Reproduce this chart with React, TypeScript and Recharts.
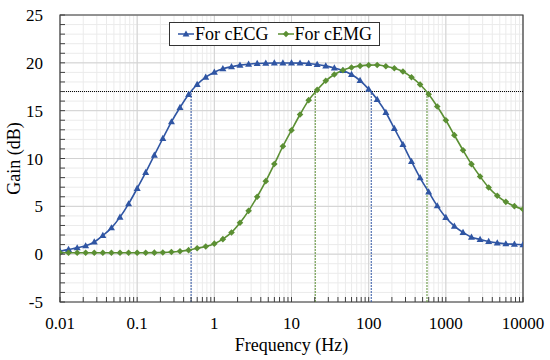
import {
  CartesianGrid,
  Legend,
  Line,
  LineChart,
  ReferenceArea,
  ReferenceLine,
  XAxis,
  YAxis,
} from "recharts";

// Sample frequencies (Hz), 9 points per decade.
const frequencies = [
  0.01, 0.0129, 0.0167, 0.0215, 0.0278, 0.0359, 0.0464, 0.0599, 0.0774,
  0.1, 0.129, 0.167, 0.215, 0.278, 0.359, 0.464, 0.599, 0.774,
  1, 1.29, 1.67, 2.15, 2.78, 3.59, 4.64, 5.99, 7.74,
  10, 12.9, 16.7, 21.5, 27.8, 35.9, 46.4, 59.9, 77.4,
  100, 129, 167, 215, 278, 359, 464, 599, 774,
  1000, 1290, 1670, 2150, 2780, 3590, 4640, 5990, 7740,
  10000,
];

const gainECG = [
  0.31, 0.5, 0.66, 0.87, 1.27, 1.95, 2.75, 3.87, 5.26,
  6.87, 8.54, 10.35, 12.09, 13.83, 15.33, 16.69, 17.73, 18.5,
  19.02, 19.38, 19.6, 19.76, 19.86, 19.93, 19.96, 19.98, 19.99,
  19.99, 19.97, 19.93, 19.83, 19.68, 19.47, 19.2, 18.78, 18.15,
  17.25, 16.17, 14.81, 13.14, 11.47, 9.69, 7.98, 6.51, 5.05,
  3.84, 2.93, 2.27, 1.78, 1.54, 1.33, 1.18, 1.08, 1.03,
  0.98,
];

const gainEMG = [
  0.15, 0.15, 0.15, 0.15, 0.15, 0.15, 0.15, 0.15, 0.15,
  0.15, 0.15, 0.16, 0.18, 0.22, 0.3, 0.42, 0.62, 0.8,
  1.1, 1.57, 2.27, 3.28, 4.53, 6.0, 7.63, 9.42, 11.28,
  12.96, 14.6, 16.1, 17.17, 18.12, 18.78, 19.23, 19.51, 19.68,
  19.76, 19.77, 19.65, 19.44, 19.1, 18.5, 17.73, 16.72, 15.43,
  14.0, 12.44, 10.87, 9.41, 8.12, 6.97, 6.1, 5.47, 5.02,
  4.7,
];

const xTickValues = [
  0.01, 0.02, 0.03, 0.04, 0.05, 0.06, 0.07, 0.08, 0.09,
  0.1, 0.2, 0.3, 0.4, 0.5, 0.6, 0.7, 0.8, 0.9,
  1, 2, 3, 4, 5, 6, 7, 8, 9,
  10, 20, 30, 40, 50, 60, 70, 80, 90,
  100, 200, 300, 400, 500, 600, 700, 800, 900,
  1000, 2000, 3000, 4000, 5000, 6000, 7000, 8000, 9000,
  10000,
];
const xMajorTicks = [0.01, 0.1, 1, 10, 100, 1000, 10000];
const xTickLabels = ["0.01", "0.1", "1", "10", "100", "1000", "10000"];

const yTickValues = [
  -5, -4, -3, -2, -1, 0, 1, 2, 3, 4, 5, 6, 7, 8, 9, 10, 11, 12, 13, 14, 15,
  16, 17, 18, 19, 20, 21, 22, 23, 24, 25,
];
const yMajorTicks = [-5, 0, 5, 10, 15, 20, 25];

// -3 dB level and the cutoff frequencies marked on the plot.
const cutoffLevel = 17;
const cutoffsECG = [0.5, 108];
const cutoffsEMG = [20.3, 570];

const data = frequencies.map((f, i) => ({
  f,
  ecg: gainECG[i],
  emg: gainEMG[i],
}));

const BLUE = "#2F55A3";
const GREEN = "#5B8F33";
const AXIS = "#404040";
const FONT = '"Liberation Serif", "Times New Roman", serif';

function TriangleDot(props: any) {
  const { cx, cy, index } = props;
  if (cx == null || cy == null) return null;
  return (
    <path
      key={`t${index}`}
      d={`M${cx},${cy - 3.7}L${cx + 3.5},${cy + 2.5}L${cx - 3.5},${cy + 2.5}Z`}
      fill={BLUE}
    />
  );
}

function DiamondDot(props: any) {
  const { cx, cy, index } = props;
  if (cx == null || cy == null) return null;
  return (
    <path
      key={`d${index}`}
      d={`M${cx},${cy - 3.3}L${cx + 3.3},${cy}L${cx},${cy + 3.3}L${cx - 3.3},${cy}Z`}
      fill={GREEN}
    />
  );
}

function FreqTick({ x, y, payload }: any) {
  const idx = xMajorTicks.indexOf(payload.value);
  return (
    <g>
      <line x1={x} x2={x} y1={y} y2={y - 5} stroke={AXIS} />
      {idx >= 0 && (
        <text x={x} y={y + 27} textAnchor="middle" fontSize={17} fill="#000">
          {xTickLabels[idx]}
        </text>
      )}
    </g>
  );
}

function GainTick({ x, y, payload }: any) {
  const major = yMajorTicks.includes(payload.value);
  return (
    <g>
      <line x1={x} x2={x + 5} y1={y} y2={y} stroke={AXIS} />
      {major && (
        <text x={x - 17} y={y + 6} textAnchor="end" fontSize={17} fill="#000">
          {payload.value}
        </text>
      )}
    </g>
  );
}

function LegendBox() {
  const items = [
    { label: "For cECG", color: BLUE, shape: "tri" },
    { label: "For cEMG", color: GREEN, shape: "dia" },
  ];
  return (
    <div
      style={{
        display: "flex",
        alignItems: "center",
        gap: 9,
        height: 22,
        padding: "0 7px 0 8px",
        border: "1px solid #333",
        background: "#fff",
        fontFamily: FONT,
        fontSize: 18,
        lineHeight: "22px",
        whiteSpace: "nowrap",
      }}
    >
      {items.map((it) => (
        <div key={it.label} style={{ display: "flex", alignItems: "center" }}>
          <svg width={16} height={10} style={{ marginRight: 1 }}>
            <line x1={0} x2={16} y1={5} y2={5} stroke={it.color} strokeWidth={1.5} />
            {it.shape === "tri" ? (
              <path d="M8,1.4L11.4,7.4L4.6,7.4Z" fill={it.color} />
            ) : (
              <path d="M8,1.8L11.2,5L8,8.2L4.8,5Z" fill={it.color} />
            )}
          </svg>
          <span>{it.label}</span>
        </div>
      ))}
    </div>
  );
}

export default function App() {
  return (
    <div
      style={{
        position: "absolute",
        left: 0,
        top: 0,
        width: 550,
        height: 360,
        background: "#fff",
        fontFamily: FONT,
      }}
    >
      <LineChart
        width={550}
        height={360}
        data={data}
        margin={{ top: 15, right: 27, bottom: 0, left: 0 }}
      >
        <CartesianGrid
          stroke="#EBEBEB"
          horizontalValues={yTickValues}
          verticalValues={xTickValues}
          syncWithTicks
        />
        <CartesianGrid
          stroke="#D2D2D2"
          horizontalValues={yMajorTicks}
          verticalValues={xMajorTicks}
          syncWithTicks
        />
        <XAxis
          dataKey="f"
          type="number"
          scale="log"
          domain={[0.01, 10000]}
          allowDataOverflow
          ticks={xTickValues}
          interval={0}
          tick={<FreqTick />}
          tickLine={false}
          tickSize={0}
          tickMargin={0}
          axisLine={false}
          height={58}
          label={{
            value: "Frequency (Hz)",
            position: "insideBottom",
            offset: 9,
            fontSize: 18,
            fill: "#000",
          }}
        />
        <YAxis
          type="number"
          domain={[-5, 25]}
          allowDataOverflow
          ticks={yTickValues}
          interval={0}
          tick={<GainTick />}
          tickLine={false}
          tickSize={0}
          tickMargin={0}
          axisLine={false}
          width={60}
          label={{
            value: "Gain (dB)",
            angle: -90,
            position: "insideLeft",
            offset: 14,
            fontSize: 18,
            fill: "#000",
            style: { textAnchor: "middle" },
          }}
        />
        <ReferenceLine
          y={cutoffLevel}
          stroke="#000"
          strokeWidth={1}
          strokeDasharray="1 1"
        />
        {cutoffsECG.map((f) => (
          <ReferenceLine
            key={`e${f}`}
            segment={[
              { x: f, y: -5 },
              { x: f, y: cutoffLevel },
            ]}
            stroke={BLUE}
            strokeDasharray="2 1"
          />
        ))}
        {cutoffsEMG.map((f) => (
          <ReferenceLine
            key={`m${f}`}
            segment={[
              { x: f, y: -5 },
              { x: f, y: cutoffLevel },
            ]}
            stroke={GREEN}
            strokeDasharray="2 1"
          />
        ))}
        <Line
          type="monotone"
          dataKey="ecg"
          name="For cECG"
          stroke={BLUE}
          strokeWidth={1.6}
          dot={TriangleDot}
          activeDot={false}
          isAnimationActive={false}
        />
        <Line
          type="monotone"
          dataKey="emg"
          name="For cEMG"
          stroke={GREEN}
          strokeWidth={1.6}
          dot={DiamondDot}
          activeDot={false}
          isAnimationActive={false}
        />
        <ReferenceArea
          x1={0.01}
          x2={10000}
          y1={-5}
          y2={25}
          fill="none"
          fillOpacity={0}
          stroke={AXIS}
          strokeWidth={1.2}
        />
        <Legend
          layout="horizontal"
          verticalAlign="middle"
          align="center"
          content={<LegendBox />}
          wrapperStyle={{ left: 169, top: 22, width: "auto" }}
        />
      </LineChart>
    </div>
  );
}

- **TASK INSTRUCTIONS**: Leave the pictures out and please restate exactly the lines running from the start of the material through the one with "const cutoffsEMG = [20.3, 570];".

- **FULL OUTPUT**:
Reproduce this chart with React, TypeScript and Recharts.
import {
  CartesianGrid,
  Legend,
  Line,
  LineChart,
  ReferenceArea,
  ReferenceLine,
  XAxis,
  YAxis,
} from "recharts";

// Sample frequencies (Hz), 9 points per decade.
const frequencies = [
  0.01, 0.0129, 0.0167, 0.0215, 0.0278, 0.0359, 0.0464, 0.0599, 0.0774,
  0.1, 0.129, 0.167, 0.215, 0.278, 0.359, 0.464, 0.599, 0.774,
  1, 1.29, 1.67, 2.15, 2.78, 3.59, 4.64, 5.99, 7.74,
  10, 12.9, 16.7, 21.5, 27.8, 35.9, 46.4, 59.9, 77.4,
  100, 129, 167, 215, 278, 359, 464, 599, 774,
  1000, 1290, 1670, 2150, 2780, 3590, 4640, 5990, 7740,
  10000,
];

const gainECG = [
  0.31, 0.5, 0.66, 0.87, 1.27, 1.95, 2.75, 3.87, 5.26,
  6.87, 8.54, 10.35, 12.09, 13.83, 15.33, 16.69, 17.73, 18.5,
  19.02, 19.38, 19.6, 19.76, 19.86, 19.93, 19.96, 19.98, 19.99,
  19.99, 19.97, 19.93, 19.83, 19.68, 19.47, 19.2, 18.78, 18.15,
  17.25, 16.17, 14.81, 13.14, 11.47, 9.69, 7.98, 6.51, 5.05,
  3.84, 2.93, 2.27, 1.78, 1.54, 1.33, 1.18, 1.08, 1.03,
  0.98,
];

const gainEMG = [
  0.15, 0.15, 0.15, 0.15, 0.15, 0.15, 0.15, 0.15, 0.15,
  0.15, 0.15, 0.16, 0.18, 0.22, 0.3, 0.42, 0.62, 0.8,
  1.1, 1.57, 2.27, 3.28, 4.53, 6.0, 7.63, 9.42, 11.28,
  12.96, 14.6, 16.1, 17.17, 18.12, 18.78, 19.23, 19.51, 19.68,
  19.76, 19.77, 19.65, 19.44, 19.1, 18.5, 17.73, 16.72, 15.43,
  14.0, 12.44, 10.87, 9.41, 8.12, 6.97, 6.1, 5.47, 5.02,
  4.7,
];

const xTickValues = [
  0.01, 0.02, 0.03, 0.04, 0.05, 0.06, 0.07, 0.08, 0.09,
  0.1, 0.2, 0.3, 0.4, 0.5, 0.6, 0.7, 0.8, 0.9,
  1, 2, 3, 4, 5, 6, 7, 8, 9,
  10, 20, 30, 40, 50, 60, 70, 80, 90,
  100, 200, 300, 400, 500, 600, 700, 800, 900,
  1000, 2000, 3000, 4000, 5000, 6000, 7000, 8000, 9000,
  10000,
];
const xMajorTicks = [0.01, 0.1, 1, 10, 100, 1000, 10000];
const xTickLabels = ["0.01", "0.1", "1", "10", "100", "1000", "10000"];

const yTickValues = [
  -5, -4, -3, -2, -1, 0, 1, 2, 3, 4, 5, 6, 7, 8, 9, 10, 11, 12, 13, 14, 15,
  16, 17, 18, 19, 20, 21, 22, 23, 24, 25,
];
const yMajorTicks = [-5, 0, 5, 10, 15, 20, 25];

// -3 dB level and the cutoff frequencies marked on the plot.
const cutoffLevel = 17;
const cutoffsECG = [0.5, 108];
const cutoffsEMG = [20.3, 570];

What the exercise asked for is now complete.